GOAL:
Give every line of the data again, unchanged, but with no pictures.

COLLECTED MATERIAL:
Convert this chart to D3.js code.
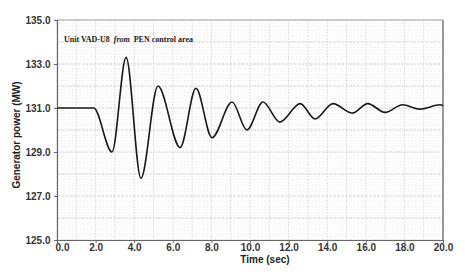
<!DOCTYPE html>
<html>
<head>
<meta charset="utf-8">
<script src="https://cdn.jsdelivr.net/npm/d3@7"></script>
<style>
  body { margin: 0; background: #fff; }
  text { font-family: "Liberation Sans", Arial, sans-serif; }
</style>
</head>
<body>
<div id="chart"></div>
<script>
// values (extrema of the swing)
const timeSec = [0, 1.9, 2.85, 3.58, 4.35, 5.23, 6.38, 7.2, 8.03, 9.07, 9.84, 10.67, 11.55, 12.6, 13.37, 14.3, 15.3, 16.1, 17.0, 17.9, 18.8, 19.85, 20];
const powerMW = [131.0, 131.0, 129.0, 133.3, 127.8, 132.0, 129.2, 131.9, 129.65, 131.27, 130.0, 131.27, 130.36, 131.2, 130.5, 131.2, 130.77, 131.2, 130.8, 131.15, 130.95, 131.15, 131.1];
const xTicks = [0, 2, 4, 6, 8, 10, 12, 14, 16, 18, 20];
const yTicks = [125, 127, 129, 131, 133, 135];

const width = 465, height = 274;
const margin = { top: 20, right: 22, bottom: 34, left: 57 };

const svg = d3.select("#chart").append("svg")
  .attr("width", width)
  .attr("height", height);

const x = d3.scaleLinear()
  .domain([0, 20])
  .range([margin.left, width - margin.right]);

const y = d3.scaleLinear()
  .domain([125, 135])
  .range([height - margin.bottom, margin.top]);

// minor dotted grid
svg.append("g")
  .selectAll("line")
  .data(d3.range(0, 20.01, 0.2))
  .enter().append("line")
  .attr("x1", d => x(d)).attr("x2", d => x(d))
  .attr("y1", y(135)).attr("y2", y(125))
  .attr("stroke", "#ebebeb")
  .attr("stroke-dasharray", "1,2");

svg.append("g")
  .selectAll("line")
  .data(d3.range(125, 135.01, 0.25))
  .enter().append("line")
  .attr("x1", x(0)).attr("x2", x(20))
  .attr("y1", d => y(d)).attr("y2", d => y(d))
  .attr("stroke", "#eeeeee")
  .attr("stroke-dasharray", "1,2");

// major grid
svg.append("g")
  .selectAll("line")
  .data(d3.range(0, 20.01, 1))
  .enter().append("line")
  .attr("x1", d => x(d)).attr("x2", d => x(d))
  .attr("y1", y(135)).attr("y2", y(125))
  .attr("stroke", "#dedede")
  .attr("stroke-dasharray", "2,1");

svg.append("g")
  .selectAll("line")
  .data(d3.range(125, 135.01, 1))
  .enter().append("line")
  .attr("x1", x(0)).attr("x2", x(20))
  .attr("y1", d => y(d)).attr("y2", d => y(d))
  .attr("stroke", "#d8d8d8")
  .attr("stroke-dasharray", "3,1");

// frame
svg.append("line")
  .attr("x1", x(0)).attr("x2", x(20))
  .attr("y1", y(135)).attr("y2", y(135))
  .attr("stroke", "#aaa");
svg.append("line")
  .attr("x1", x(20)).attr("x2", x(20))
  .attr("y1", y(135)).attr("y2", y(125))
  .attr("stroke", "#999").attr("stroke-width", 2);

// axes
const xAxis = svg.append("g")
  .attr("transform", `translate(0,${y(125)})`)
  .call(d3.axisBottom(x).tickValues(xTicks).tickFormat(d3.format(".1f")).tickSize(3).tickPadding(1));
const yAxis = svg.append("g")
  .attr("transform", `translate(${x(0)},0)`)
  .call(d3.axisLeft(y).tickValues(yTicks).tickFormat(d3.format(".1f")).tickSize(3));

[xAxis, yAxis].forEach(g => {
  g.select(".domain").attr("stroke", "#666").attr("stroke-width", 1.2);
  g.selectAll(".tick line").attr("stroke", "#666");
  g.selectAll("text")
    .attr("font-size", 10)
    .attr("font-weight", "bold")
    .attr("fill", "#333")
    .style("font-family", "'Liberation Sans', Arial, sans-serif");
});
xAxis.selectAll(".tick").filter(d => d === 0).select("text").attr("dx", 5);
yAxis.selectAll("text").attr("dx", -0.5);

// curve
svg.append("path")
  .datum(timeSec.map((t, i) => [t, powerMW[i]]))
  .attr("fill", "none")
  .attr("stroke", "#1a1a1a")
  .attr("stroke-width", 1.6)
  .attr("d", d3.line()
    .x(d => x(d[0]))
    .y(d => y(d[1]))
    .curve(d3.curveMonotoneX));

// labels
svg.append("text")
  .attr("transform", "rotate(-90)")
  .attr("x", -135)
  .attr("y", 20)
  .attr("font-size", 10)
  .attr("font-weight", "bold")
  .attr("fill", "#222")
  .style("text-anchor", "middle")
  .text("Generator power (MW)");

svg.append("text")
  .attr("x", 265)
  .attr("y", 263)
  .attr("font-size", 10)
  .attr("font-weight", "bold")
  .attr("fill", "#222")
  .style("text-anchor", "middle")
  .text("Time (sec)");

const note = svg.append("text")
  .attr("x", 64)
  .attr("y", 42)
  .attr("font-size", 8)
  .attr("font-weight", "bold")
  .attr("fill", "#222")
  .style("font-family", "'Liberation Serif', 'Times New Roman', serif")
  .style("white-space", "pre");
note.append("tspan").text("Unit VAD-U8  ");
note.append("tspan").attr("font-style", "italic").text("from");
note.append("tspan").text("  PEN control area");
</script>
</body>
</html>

RESPONSE:
Convert this chart to D3.js code.
<!DOCTYPE html>
<html>
<head>
<meta charset="utf-8">
<script src="https://cdn.jsdelivr.net/npm/d3@7"></script>
<style>
  body { margin: 0; background: #fff; }
  text { font-family: "Liberation Sans", Arial, sans-serif; }
</style>
</head>
<body>
<div id="chart"></div>
<script>
// values (extrema of the swing)
const timeSec = [0, 1.9, 2.85, 3.58, 4.35, 5.23, 6.38, 7.2, 8.03, 9.07, 9.84, 10.67, 11.55, 12.6, 13.37, 14.3, 15.3, 16.1, 17.0, 17.9, 18.8, 19.85, 20];
const powerMW = [131.0, 131.0, 129.0, 133.3, 127.8, 132.0, 129.2, 131.9, 129.65, 131.27, 130.0, 131.27, 130.36, 131.2, 130.5, 131.2, 130.77, 131.2, 130.8, 131.15, 130.95, 131.15, 131.1];
const xTicks = [0, 2, 4, 6, 8, 10, 12, 14, 16, 18, 20];
const yTicks = [125, 127, 129, 131, 133, 135];

const width = 465, height = 274;
const margin = { top: 20, right: 22, bottom: 34, left: 57 };

const svg = d3.select("#chart").append("svg")
  .attr("width", width)
  .attr("height", height);

const x = d3.scaleLinear()
  .domain([0, 20])
  .range([margin.left, width - margin.right]);

const y = d3.scaleLinear()
  .domain([125, 135])
  .range([height - margin.bottom, margin.top]);

// minor dotted grid
svg.append("g")
  .selectAll("line")
  .data(d3.range(0, 20.01, 0.2))
  .enter().append("line")
  .attr("x1", d => x(d)).attr("x2", d => x(d))
  .attr("y1", y(135)).attr("y2", y(125))
  .attr("stroke", "#ebebeb")
  .attr("stroke-dasharray", "1,2");

svg.append("g")
  .selectAll("line")
  .data(d3.range(125, 135.01, 0.25))
  .enter().append("line")
  .attr("x1", x(0)).attr("x2", x(20))
  .attr("y1", d => y(d)).attr("y2", d => y(d))
  .attr("stroke", "#eeeeee")
  .attr("stroke-dasharray", "1,2");

// major grid
svg.append("g")
  .selectAll("line")
  .data(d3.range(0, 20.01, 1))
  .enter().append("line")
  .attr("x1", d => x(d)).attr("x2", d => x(d))
  .attr("y1", y(135)).attr("y2", y(125))
  .attr("stroke", "#dedede")
  .attr("stroke-dasharray", "2,1");

svg.append("g")
  .selectAll("line")
  .data(d3.range(125, 135.01, 1))
  .enter().append("line")
  .attr("x1", x(0)).attr("x2", x(20))
  .attr("y1", d => y(d)).attr("y2", d => y(d))
  .attr("stroke", "#d8d8d8")
  .attr("stroke-dasharray", "3,1");

// frame
svg.append("line")
  .attr("x1", x(0)).attr("x2", x(20))
  .attr("y1", y(135)).attr("y2", y(135))
  .attr("stroke", "#aaa");
svg.append("line")
  .attr("x1", x(20)).attr("x2", x(20))
  .attr("y1", y(135)).attr("y2", y(125))
  .attr("stroke", "#999").attr("stroke-width", 2);

// axes
const xAxis = svg.append("g")
  .attr("transform", `translate(0,${y(125)})`)
  .call(d3.axisBottom(x).tickValues(xTicks).tickFormat(d3.format(".1f")).tickSize(3).tickPadding(1));
const yAxis = svg.append("g")
  .attr("transform", `translate(${x(0)},0)`)
  .call(d3.axisLeft(y).tickValues(yTicks).tickFormat(d3.format(".1f")).tickSize(3));

[xAxis, yAxis].forEach(g => {
  g.select(".domain").attr("stroke", "#666").attr("stroke-width", 1.2);
  g.selectAll(".tick line").attr("stroke", "#666");
  g.selectAll("text")
    .attr("font-size", 10)
    .attr("font-weight", "bold")
    .attr("fill", "#333")
    .style("font-family", "'Liberation Sans', Arial, sans-serif");
});
xAxis.selectAll(".tick").filter(d => d === 0).select("text").attr("dx", 5);
yAxis.selectAll("text").attr("dx", -0.5);

// curve
svg.append("path")
  .datum(timeSec.map((t, i) => [t, powerMW[i]]))
  .attr("fill", "none")
  .attr("stroke", "#1a1a1a")
  .attr("stroke-width", 1.6)
  .attr("d", d3.line()
    .x(d => x(d[0]))
    .y(d => y(d[1]))
    .curve(d3.curveMonotoneX));

// labels
svg.append("text")
  .attr("transform", "rotate(-90)")
  .attr("x", -135)
  .attr("y", 20)
  .attr("font-size", 10)
  .attr("font-weight", "bold")
  .attr("fill", "#222")
  .style("text-anchor", "middle")
  .text("Generator power (MW)");

svg.append("text")
  .attr("x", 265)
  .attr("y", 263)
  .attr("font-size", 10)
  .attr("font-weight", "bold")
  .attr("fill", "#222")
  .style("text-anchor", "middle")
  .text("Time (sec)");

const note = svg.append("text")
  .attr("x", 64)
  .attr("y", 42)
  .attr("font-size", 8)
  .attr("font-weight", "bold")
  .attr("fill", "#222")
  .style("font-family", "'Liberation Serif', 'Times New Roman', serif")
  .style("white-space", "pre");
note.append("tspan").text("Unit VAD-U8  ");
note.append("tspan").attr("font-style", "italic").text("from");
note.append("tspan").text("  PEN control area");
</script>
</body>
</html>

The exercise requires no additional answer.